What you are asked to do: Reproduce the listing below without changes, except that pictures are left out.

>> start Stored data

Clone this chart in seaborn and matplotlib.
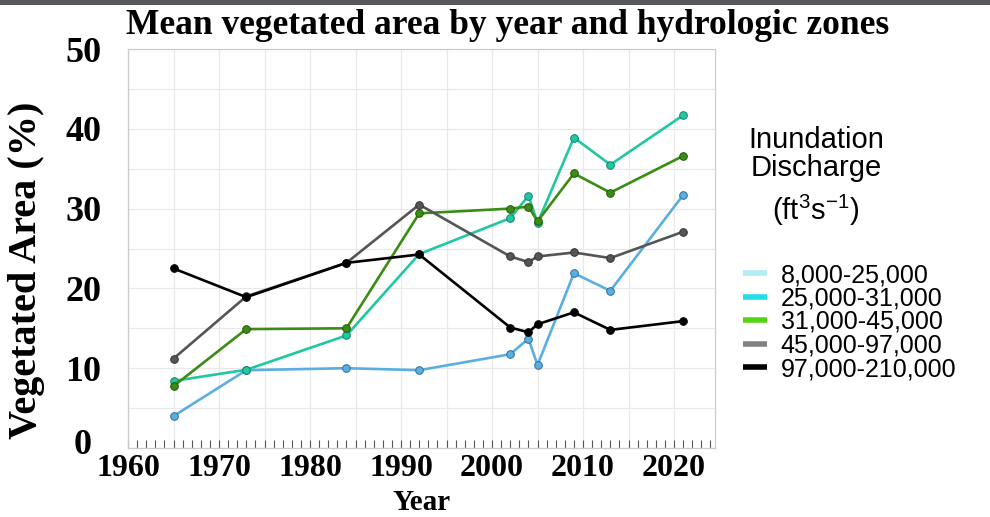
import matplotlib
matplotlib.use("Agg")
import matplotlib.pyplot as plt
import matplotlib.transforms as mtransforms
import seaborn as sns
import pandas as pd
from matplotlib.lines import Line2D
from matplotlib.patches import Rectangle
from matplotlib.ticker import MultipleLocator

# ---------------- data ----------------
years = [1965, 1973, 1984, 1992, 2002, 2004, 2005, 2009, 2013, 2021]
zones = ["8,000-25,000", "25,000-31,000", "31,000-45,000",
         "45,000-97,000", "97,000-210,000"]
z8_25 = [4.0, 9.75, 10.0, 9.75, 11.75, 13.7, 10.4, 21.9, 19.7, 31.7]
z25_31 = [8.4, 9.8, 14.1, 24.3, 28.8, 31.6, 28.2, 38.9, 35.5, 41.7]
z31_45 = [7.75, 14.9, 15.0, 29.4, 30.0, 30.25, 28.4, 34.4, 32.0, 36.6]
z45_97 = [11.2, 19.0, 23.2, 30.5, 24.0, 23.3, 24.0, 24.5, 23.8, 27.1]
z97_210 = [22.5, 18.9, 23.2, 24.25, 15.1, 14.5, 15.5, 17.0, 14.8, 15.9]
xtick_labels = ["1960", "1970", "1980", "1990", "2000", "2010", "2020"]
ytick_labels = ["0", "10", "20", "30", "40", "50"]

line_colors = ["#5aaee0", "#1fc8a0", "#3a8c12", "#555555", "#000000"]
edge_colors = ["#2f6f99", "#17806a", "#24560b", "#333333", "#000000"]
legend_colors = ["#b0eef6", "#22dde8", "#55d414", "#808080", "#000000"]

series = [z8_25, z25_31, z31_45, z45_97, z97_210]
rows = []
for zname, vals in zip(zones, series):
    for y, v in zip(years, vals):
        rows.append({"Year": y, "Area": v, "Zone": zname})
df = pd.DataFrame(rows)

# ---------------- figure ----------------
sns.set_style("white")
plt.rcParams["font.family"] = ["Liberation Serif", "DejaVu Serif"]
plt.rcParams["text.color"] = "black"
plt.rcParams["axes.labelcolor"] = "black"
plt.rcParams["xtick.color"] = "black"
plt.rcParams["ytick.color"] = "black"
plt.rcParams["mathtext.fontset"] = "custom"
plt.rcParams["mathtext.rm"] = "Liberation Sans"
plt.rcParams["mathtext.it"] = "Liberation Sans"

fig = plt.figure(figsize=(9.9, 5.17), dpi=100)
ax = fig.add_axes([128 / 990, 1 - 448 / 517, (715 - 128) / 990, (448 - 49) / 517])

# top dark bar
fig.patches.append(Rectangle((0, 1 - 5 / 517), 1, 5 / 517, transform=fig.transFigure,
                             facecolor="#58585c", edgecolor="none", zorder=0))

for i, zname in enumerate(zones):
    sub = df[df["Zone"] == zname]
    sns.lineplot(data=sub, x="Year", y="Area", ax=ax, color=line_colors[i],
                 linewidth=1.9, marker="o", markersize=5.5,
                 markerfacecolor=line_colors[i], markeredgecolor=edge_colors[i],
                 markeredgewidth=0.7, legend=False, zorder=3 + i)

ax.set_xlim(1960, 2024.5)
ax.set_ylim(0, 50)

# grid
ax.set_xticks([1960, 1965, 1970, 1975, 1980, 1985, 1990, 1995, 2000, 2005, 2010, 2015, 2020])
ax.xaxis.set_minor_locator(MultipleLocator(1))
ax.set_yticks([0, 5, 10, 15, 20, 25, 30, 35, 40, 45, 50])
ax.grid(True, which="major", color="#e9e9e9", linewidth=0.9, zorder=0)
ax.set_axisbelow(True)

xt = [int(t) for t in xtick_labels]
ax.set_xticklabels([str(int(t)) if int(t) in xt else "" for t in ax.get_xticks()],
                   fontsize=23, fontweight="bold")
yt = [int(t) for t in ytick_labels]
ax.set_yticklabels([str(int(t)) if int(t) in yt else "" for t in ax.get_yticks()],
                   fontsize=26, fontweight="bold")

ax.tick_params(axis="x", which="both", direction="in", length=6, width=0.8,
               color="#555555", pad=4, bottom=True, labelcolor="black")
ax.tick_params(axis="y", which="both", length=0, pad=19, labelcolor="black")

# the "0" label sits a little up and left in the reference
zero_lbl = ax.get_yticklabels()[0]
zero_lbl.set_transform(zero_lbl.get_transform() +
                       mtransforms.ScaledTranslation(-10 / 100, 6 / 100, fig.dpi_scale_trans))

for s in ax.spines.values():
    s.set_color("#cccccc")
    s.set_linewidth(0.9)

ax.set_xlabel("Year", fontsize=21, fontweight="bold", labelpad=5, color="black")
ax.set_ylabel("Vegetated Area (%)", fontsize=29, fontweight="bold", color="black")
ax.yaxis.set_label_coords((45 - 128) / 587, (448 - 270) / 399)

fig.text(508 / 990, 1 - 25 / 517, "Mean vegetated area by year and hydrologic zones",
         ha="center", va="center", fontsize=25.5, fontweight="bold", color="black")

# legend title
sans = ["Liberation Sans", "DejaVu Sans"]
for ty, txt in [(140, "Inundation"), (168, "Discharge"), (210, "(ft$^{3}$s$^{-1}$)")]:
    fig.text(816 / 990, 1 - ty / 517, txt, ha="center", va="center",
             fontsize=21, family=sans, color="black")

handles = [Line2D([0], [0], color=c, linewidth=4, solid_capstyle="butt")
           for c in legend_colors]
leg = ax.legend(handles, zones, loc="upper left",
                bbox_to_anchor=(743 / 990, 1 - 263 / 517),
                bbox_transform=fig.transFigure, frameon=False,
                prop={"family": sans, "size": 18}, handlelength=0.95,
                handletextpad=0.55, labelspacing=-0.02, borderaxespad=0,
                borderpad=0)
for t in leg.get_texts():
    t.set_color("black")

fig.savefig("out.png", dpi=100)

>> end Stored data

Exercise answer:
Clone this chart in seaborn and matplotlib.
import matplotlib
matplotlib.use("Agg")
import matplotlib.pyplot as plt
import matplotlib.transforms as mtransforms
import seaborn as sns
import pandas as pd
from matplotlib.lines import Line2D
from matplotlib.patches import Rectangle
from matplotlib.ticker import MultipleLocator

# ---------------- data ----------------
years = [1965, 1973, 1984, 1992, 2002, 2004, 2005, 2009, 2013, 2021]
zones = ["8,000-25,000", "25,000-31,000", "31,000-45,000",
         "45,000-97,000", "97,000-210,000"]
z8_25 = [4.0, 9.75, 10.0, 9.75, 11.75, 13.7, 10.4, 21.9, 19.7, 31.7]
z25_31 = [8.4, 9.8, 14.1, 24.3, 28.8, 31.6, 28.2, 38.9, 35.5, 41.7]
z31_45 = [7.75, 14.9, 15.0, 29.4, 30.0, 30.25, 28.4, 34.4, 32.0, 36.6]
z45_97 = [11.2, 19.0, 23.2, 30.5, 24.0, 23.3, 24.0, 24.5, 23.8, 27.1]
z97_210 = [22.5, 18.9, 23.2, 24.25, 15.1, 14.5, 15.5, 17.0, 14.8, 15.9]
xtick_labels = ["1960", "1970", "1980", "1990", "2000", "2010", "2020"]
ytick_labels = ["0", "10", "20", "30", "40", "50"]

line_colors = ["#5aaee0", "#1fc8a0", "#3a8c12", "#555555", "#000000"]
edge_colors = ["#2f6f99", "#17806a", "#24560b", "#333333", "#000000"]
legend_colors = ["#b0eef6", "#22dde8", "#55d414", "#808080", "#000000"]

series = [z8_25, z25_31, z31_45, z45_97, z97_210]
rows = []
for zname, vals in zip(zones, series):
    for y, v in zip(years, vals):
        rows.append({"Year": y, "Area": v, "Zone": zname})
df = pd.DataFrame(rows)

# ---------------- figure ----------------
sns.set_style("white")
plt.rcParams["font.family"] = ["Liberation Serif", "DejaVu Serif"]
plt.rcParams["text.color"] = "black"
plt.rcParams["axes.labelcolor"] = "black"
plt.rcParams["xtick.color"] = "black"
plt.rcParams["ytick.color"] = "black"
plt.rcParams["mathtext.fontset"] = "custom"
plt.rcParams["mathtext.rm"] = "Liberation Sans"
plt.rcParams["mathtext.it"] = "Liberation Sans"

fig = plt.figure(figsize=(9.9, 5.17), dpi=100)
ax = fig.add_axes([128 / 990, 1 - 448 / 517, (715 - 128) / 990, (448 - 49) / 517])

# top dark bar
fig.patches.append(Rectangle((0, 1 - 5 / 517), 1, 5 / 517, transform=fig.transFigure,
                             facecolor="#58585c", edgecolor="none", zorder=0))

for i, zname in enumerate(zones):
    sub = df[df["Zone"] == zname]
    sns.lineplot(data=sub, x="Year", y="Area", ax=ax, color=line_colors[i],
                 linewidth=1.9, marker="o", markersize=5.5,
                 markerfacecolor=line_colors[i], markeredgecolor=edge_colors[i],
                 markeredgewidth=0.7, legend=False, zorder=3 + i)

ax.set_xlim(1960, 2024.5)
ax.set_ylim(0, 50)

# grid
ax.set_xticks([1960, 1965, 1970, 1975, 1980, 1985, 1990, 1995, 2000, 2005, 2010, 2015, 2020])
ax.xaxis.set_minor_locator(MultipleLocator(1))
ax.set_yticks([0, 5, 10, 15, 20, 25, 30, 35, 40, 45, 50])
ax.grid(True, which="major", color="#e9e9e9", linewidth=0.9, zorder=0)
ax.set_axisbelow(True)

xt = [int(t) for t in xtick_labels]
ax.set_xticklabels([str(int(t)) if int(t) in xt else "" for t in ax.get_xticks()],
                   fontsize=23, fontweight="bold")
yt = [int(t) for t in ytick_labels]
ax.set_yticklabels([str(int(t)) if int(t) in yt else "" for t in ax.get_yticks()],
                   fontsize=26, fontweight="bold")

ax.tick_params(axis="x", which="both", direction="in", length=6, width=0.8,
               color="#555555", pad=4, bottom=True, labelcolor="black")
ax.tick_params(axis="y", which="both", length=0, pad=19, labelcolor="black")

# the "0" label sits a little up and left in the reference
zero_lbl = ax.get_yticklabels()[0]
zero_lbl.set_transform(zero_lbl.get_transform() +
                       mtransforms.ScaledTranslation(-10 / 100, 6 / 100, fig.dpi_scale_trans))

for s in ax.spines.values():
    s.set_color("#cccccc")
    s.set_linewidth(0.9)

ax.set_xlabel("Year", fontsize=21, fontweight="bold", labelpad=5, color="black")
ax.set_ylabel("Vegetated Area (%)", fontsize=29, fontweight="bold", color="black")
ax.yaxis.set_label_coords((45 - 128) / 587, (448 - 270) / 399)

fig.text(508 / 990, 1 - 25 / 517, "Mean vegetated area by year and hydrologic zones",
         ha="center", va="center", fontsize=25.5, fontweight="bold", color="black")

# legend title
sans = ["Liberation Sans", "DejaVu Sans"]
for ty, txt in [(140, "Inundation"), (168, "Discharge"), (210, "(ft$^{3}$s$^{-1}$)")]:
    fig.text(816 / 990, 1 - ty / 517, txt, ha="center", va="center",
             fontsize=21, family=sans, color="black")

handles = [Line2D([0], [0], color=c, linewidth=4, solid_capstyle="butt")
           for c in legend_colors]
leg = ax.legend(handles, zones, loc="upper left",
                bbox_to_anchor=(743 / 990, 1 - 263 / 517),
                bbox_transform=fig.transFigure, frameon=False,
                prop={"family": sans, "size": 18}, handlelength=0.95,
                handletextpad=0.55, labelspacing=-0.02, borderaxespad=0,
                borderpad=0)
for t in leg.get_texts():
    t.set_color("black")

fig.savefig("out.png", dpi=100)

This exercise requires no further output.